### EXERCISE
Copy exactly the lines from the beginning of the data down to and including the line holding "W, H = 437, 299", without any pictures.

### AVAILABLE DATA
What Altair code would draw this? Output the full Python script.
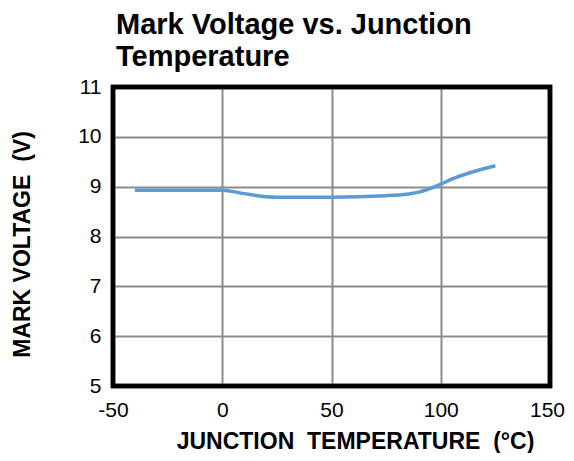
import altair as alt
import pandas as pd

temps = [-40, -20, 0, 10, 20, 25, 50, 75, 85, 90, 95, 100, 105, 125]
volts = [8.93, 8.93, 8.93, 8.86, 8.80, 8.79, 8.79, 8.82, 8.855, 8.89, 8.96, 9.05, 9.15, 9.42]
x_ticks = [-50, 0, 50, 100, 150]
y_ticks = [5, 6, 7, 8, 9, 10, 11]

df = pd.DataFrame({"temp": temps, "volt": volts})

FONT = "Liberation Sans"
W, H = 437, 299

line = alt.Chart(df).mark_line(
    color="#5B9BD5", strokeWidth=3.5, interpolate="monotone"
).encode(
    x=alt.X("temp:Q", scale=alt.Scale(domain=[-50, 150], nice=False),
            axis=alt.Axis(values=x_ticks, title="JUNCTION\u00a0\u00a0TEMPERATURE\u00a0\u00a0(\u00b0C)",
                          titleX=242, titleY=55, titleBaseline="middle", titleAlign="center",
                          labelPadding=13, labelFlush=False, labelExpr="'' + datum.value",
                          labelOffset={"expr": "datum.value == 150 ? -3 : 0"})),
    y=alt.Y("volt:Q", scale=alt.Scale(domain=[5, 11], nice=False, zero=False),
            axis=alt.Axis(values=y_ticks, title="MARK\u00a0VOLTAGE\u00a0\u00a0(V)",
                          titleX=-91, titleY=157, titleAngle=-90, titleAlign="center",
                          titleBaseline="middle", labelPadding=12, labelFlush=False)),
)

border = alt.Chart(pd.DataFrame({"k": [0]})).mark_rect(
    filled=False, stroke="black", strokeWidth=4.5
).encode(
    x=alt.value(0), x2=alt.value(W), y=alt.value(0), y2=alt.value(H)
)

chart = alt.layer(line, border).properties(
    width=W,
    height=H,
    autosize=alt.AutoSizeParams(type="none"),
    padding={"left": 105, "top": 79, "right": 16, "bottom": 67},
    title=alt.TitleParams(
        text=["Mark Voltage vs. Junction", "Temperature"],
        anchor="start", frame="group", fontSize=29, font=FONT, fontWeight="bold",
        lineHeight=32, offset=4, color="black", dx=3,
    ),
).configure_view(
    stroke="black", strokeWidth=4.5
).configure_axis(
    grid=True, gridColor="#8c8c8c", gridWidth=2, gridOpacity=1,
    domain=False, ticks=False, tickSize=0,
    labelFont=FONT, labelFontSize=21, labelColor="black",
    titleFont=FONT, titleFontSize=23, titleFontWeight="bold", titleColor="black",
)

chart.save("out.html", embed_options={"renderer": "svg", "actions": False})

### FULL OUTPUT
What Altair code would draw this? Output the full Python script.
import altair as alt
import pandas as pd

temps = [-40, -20, 0, 10, 20, 25, 50, 75, 85, 90, 95, 100, 105, 125]
volts = [8.93, 8.93, 8.93, 8.86, 8.80, 8.79, 8.79, 8.82, 8.855, 8.89, 8.96, 9.05, 9.15, 9.42]
x_ticks = [-50, 0, 50, 100, 150]
y_ticks = [5, 6, 7, 8, 9, 10, 11]

df = pd.DataFrame({"temp": temps, "volt": volts})

FONT = "Liberation Sans"
W, H = 437, 299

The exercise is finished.